Here is something I don't think they thought about. Centrifugal pumps in parallel don't add to the pumpimgability they thing it does.
They could have two pumps in series, one on each side of the heat exchanger (I would assume that is where the largest dp in the loop occurs).
Or they could use a positive displacement pump lol.
Edit: Did they ever disclose their pump configuration?
It sounds to me like a bunch of us just really want to do this. They will tell us what they did whenever they get around to releasing the videos (no idea why they are waiting so fucking long).

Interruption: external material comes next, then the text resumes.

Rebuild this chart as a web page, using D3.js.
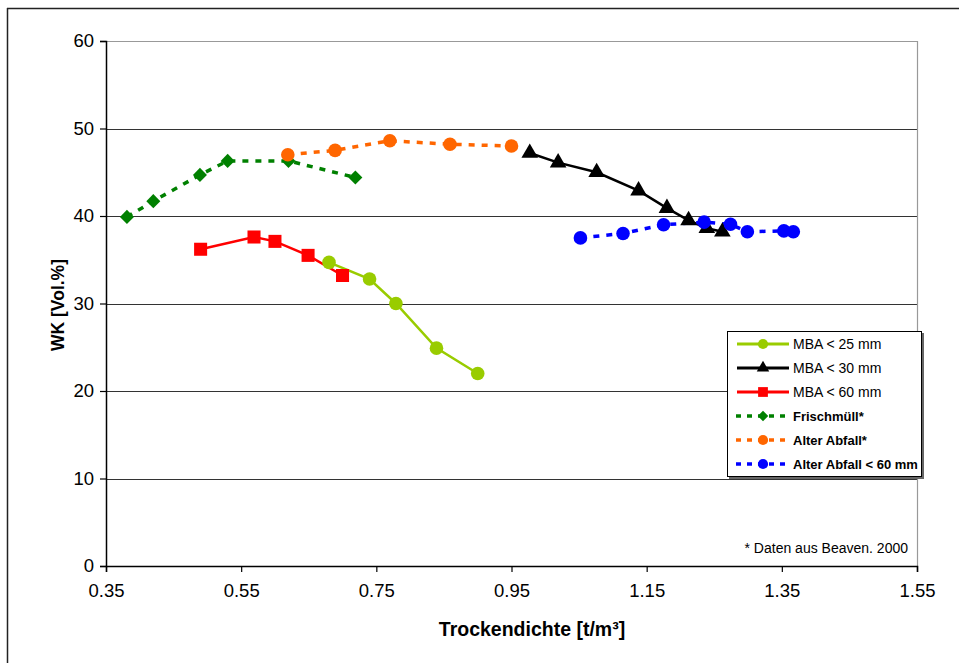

"It sounds to me like a bunch of us just really want to do this." LOL +1
I wouldn't be too concerned with that, it's quite a easy fix, first off the coolent is moving around all the time, and there's a lot of it, so that will make it much more difficult to freeze, 2nd, they could just add some alchohol of some sort, whitch would lower the freezing temperature of the coolent dramaticly. So yeah, there's a few different solutions for the problem, and there's more than likely some other things you could do as well, I wouldn't be too concerned about. We've only seen a small part of the project, and I'm fairly sure that before they would start such a large project, they would plan it all out very carefully, and think about most scenarios and problems that they may run into.